Mosul is located on the Tigris River upstream from Baghdad, which is located at the confluence of the Tigris and Euphrates rivers farther south. In other words, Mosul is ISIS’s real strategic stronghold, and its destruction or capture by combined Western,­ Iraqi and ­Kurdish forces or Russian-Syrian forces would essentially defeat ISIS and come close to wiping it off the face of the Earth.

If so, can this logic perhaps belatedly explain the ignoring of the United States for so long the inherent weaknesses in the Mosul Dam upstream from the city, particularly in more recent months? After all, the United States forcibly brought correction of the Mosul Dam’s problems to a halt in 1991 by its invasion and blockade of Iraq. The dam was built on an unsound geological base, and starting in 1988, the problem was being corrected by building the Badush Dam downstream from it to catch the waters if and when the Mosul Dam should break. The new dam was 40 percent complete when construction on it was halted in 1991, and it lies there fallow and unfinished to this day.

Are these dams and the U.S. failure to deal with their instability and incomplete construction now part of U.S. military strategy in its attempts to defeat ISIS (even if it wasn’t before, when the neglect of the dam by the U.S. started in 1991)? After all, if the Mosul Dam breaks before the catchment dam is completed — as no work is now apparently being done — it will, according to the theory expressed above, solve the United States’ problems in respect to ISIS by effectively or mostly wiping it out, or at least wiping out its main geographic base, which largely allows it to consider itself a caliphate.

When it reaches friendly Iraqi territory downstream , although it will still kill a lot of people not involved with ISIS, these effects perhaps can be managed so as not to undermine or destroy the Iraqi government in Baghdad, as U.S. government might be currently reasoning. After the dam break, the wave of water will only be about 13 feet high when it reaches Baghdad, as opposed to being as high as 80 feet when it reaches Mosul. That’s still a lot of water, but maybe, naively, it doesn’t seem like so much to the U.S. government when compared with the size of the wave that will strike Mosul.

The only problem is, the wave of water is going to wipe out a lot — some say up to million — of innocent non-ISIS civilians in Mosul, not to even speak of its effects downstream. Also, even if the wave’s effects in Baghdad turn out to be minor (or shall we say manageable?), what about its effects on the towns between Baghdad and Mosul in friendly territory, where the wave’s size will be less than 80 feet but surely greater than 13 feet?

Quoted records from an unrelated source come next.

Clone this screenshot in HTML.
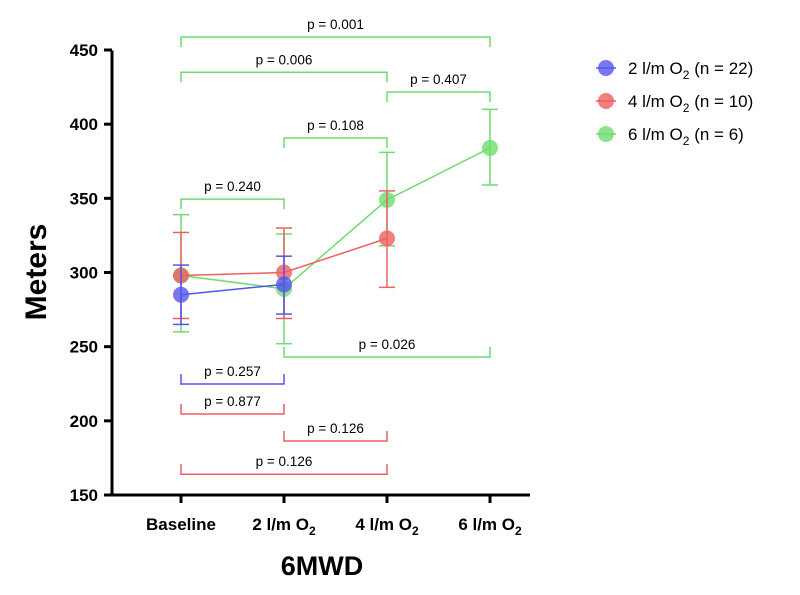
<!DOCTYPE html>
<html><head><meta charset="utf-8"><style>
body{margin:0;background:#fff}
svg{display:block;font-family:"Liberation Sans",Arial,sans-serif}
</style></head><body>
<svg id="chart" width="800" height="595" viewBox="0 0 800 595"></svg>
<script>
const categories=["Baseline","2 l/m O2","4 l/m O2","6 l/m O2"];
const blueMean=[285,292];
const blueLo=[265,272];
const blueHi=[305,311];
const redMean=[298,300,323];
const redLo=[269,269,290];
const redHi=[327,330,355];
const greenMean=[298,289,349,384];
const greenLo=[260,252,318,359];
const greenHi=[339,326,381,410];
const yTicks=[150,200,250,300,350,400,450];
// brackets: [fromIdx,toIdx,yValue,label,color,direction(1=down tips,-1=up tips)]
const bracketFrom=[0,0,2,1,0,1,0,0,1,0];
const bracketTo=[3,2,3,2,1,3,1,1,2,2];
const bracketY=[458.8,435,421.7,390.7,349.5,243,224.8,204.6,186.4,164];
const bracketLabel=["p = 0.001","p = 0.006","p = 0.407","p = 0.108","p = 0.240","p = 0.026","p = 0.257","p = 0.877","p = 0.126","p = 0.126"];
const bracketColor=["g","g","g","g","g","g","b","r","r","r"];
const bracketDir=[1,1,1,1,1,-1,-1,-1,-1,-1];

const NS="http://www.w3.org/2000/svg";
const svg=document.getElementById('chart');
const X=i=>181+i*103;
const Y=v=>495-(v-150)*1.4833;
const col={b:"#5555ee",r:"#ee5f5f",g:"#6fdc6f"};
function el(t,a,p){const e=document.createElementNS(NS,t);for(const k in a)e.setAttribute(k,a[k]);(p||svg).appendChild(e);return e;}

let ax=el('line',{x1:112,y1:Y(150),x2:112,y2:Y(450)+0.5,stroke:'#000','stroke-width':3});


ax=el('line',{x1:110.5,y1:495,x2:530,y2:495,stroke:'#000','stroke-width':3});


yTicks.forEach(v=>{
 el('line',{x1:104,x2:112,y1:Y(v),y2:Y(v),stroke:'#000','stroke-width':3});
 const t=el('text',{x:98,y:Y(v)+6,'text-anchor':'end','font-size':17,'font-weight':'bold'});
 t.textContent=v;
 
 
});
categories.forEach((c,i)=>{
 el('line',{x1:X(i),x2:X(i),y1:495,y2:503,stroke:'#000','stroke-width':3});
 const t=el('text',{x:X(i),y:530,'text-anchor':'middle','font-size':17,'font-weight':'bold'});
 if(c.endsWith('O2')){t.textContent=c.slice(0,-1);const s=el('tspan',{'font-size':12,dy:5},t);s.textContent='2';}
 else t.textContent=c;
 
 
});
let t=el('text',{x:46,y:272,'text-anchor':'middle','font-size':30,'font-weight':'bold',transform:'rotate(-90 46 272)'});
t.textContent='Meters';


t=el('text',{x:322,y:575,'text-anchor':'middle','font-size':27,'font-weight':'bold'});
t.textContent='6MWD';



bracketFrom.forEach((f,k)=>{
 const y=Y(bracketY[k]),d=bracketDir[k]*10,c=col[bracketColor[k]];
 const p=el('path',{d:`M${X(f)} ${y+d}V${y}H${X(bracketTo[k])}V${y+d}`,fill:'none',stroke:c,'stroke-width':1.5});
 
 
 const tx=el('text',{x:(X(f)+X(bracketTo[k]))/2,y:y-8,'text-anchor':'middle','font-size':13.5,fill:'#000'});
 tx.textContent=bracketLabel[k];
 
 
});

function series(mean,lo,hi,c,name){
 const g=el('g',{});
 
 
 mean.forEach((m,i)=>{
  el('line',{x1:X(i),x2:X(i),y1:Y(lo[i]),y2:Y(hi[i]),stroke:c,'stroke-width':1.5},g);
  [lo[i],hi[i]].forEach(v=>el('line',{x1:X(i)-8,x2:X(i)+8,y1:Y(v),y2:Y(v),stroke:c,'stroke-width':1.5},g));
 });
 el('polyline',{points:mean.map((m,i)=>X(i)+','+Y(m)).join(' '),fill:'none',stroke:c,'stroke-width':1.5},g);
 mean.forEach((m,i)=>{
  const ci=el('circle',{cx:X(i),cy:Y(m),r:8,fill:c,'fill-opacity':0.8},g);
  
  
 });
}
series(greenMean,greenLo,greenHi,col.g,'series-6lm');
series(redMean,redLo,redHi,col.r,'series-4lm');
series(blueMean,blueLo,blueHi,col.b,'series-2lm');

const leg=[["2 l/m O","(n = 22)",col.b],["4 l/m O","(n = 10)",col.r],["6 l/m O","(n = 6)",col.g]];
leg.forEach((l,i)=>{
 const y=68+i*33;
 const g=el('g',{});
 
 
 el('circle',{cx:606,cy:y,r:8,fill:l[2],'fill-opacity':0.8},g);
 el('line',{x1:596,x2:616,y1:y,y2:y,stroke:l[2],'stroke-width':1.5},g);
 const tx=el('text',{x:628,y:y+6,'font-size':17},g);
 tx.textContent=l[0];
 const s=el('tspan',{'font-size':12,dy:5},tx);s.textContent='2';
 const s2=el('tspan',{dy:-5},tx);s2.textContent=' '+l[1];
});
</script>
</body></html>
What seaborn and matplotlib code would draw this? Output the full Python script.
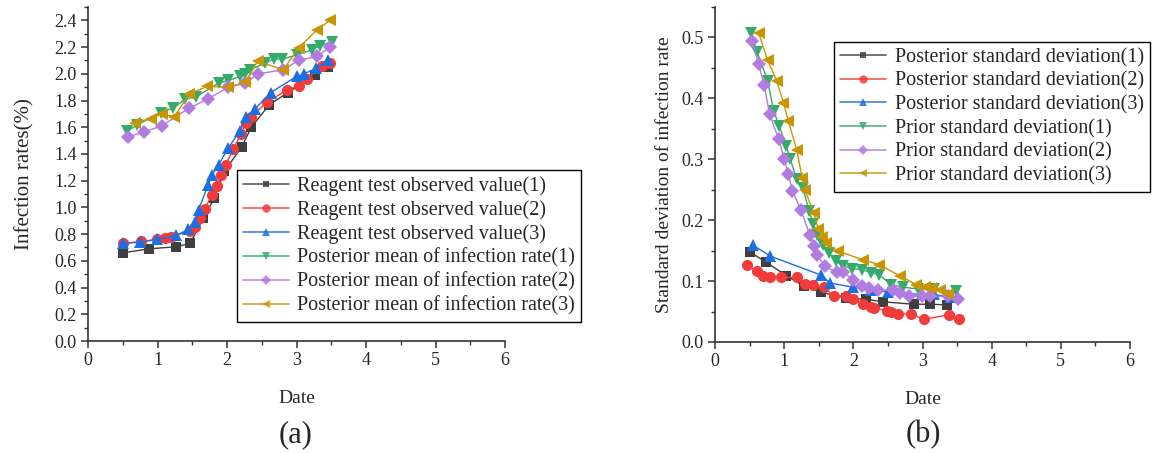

But from the United States’ point of view, this still might be preferable to using military force to get ISIS out of Mosul, even if fewer people might be killed by bombs.

Why would a dam break be preferable to the United States? The blame and recriminations would surely be greater in the case of using military force and drone strikes, which would be more obviously caused by the United States, than they would be in the case of a dam break. But if the United States thinks it can get itself off the hook by having a dam break that would largely be considered a natural disaster by the rest of the world, it might find itself having to do some more explaining.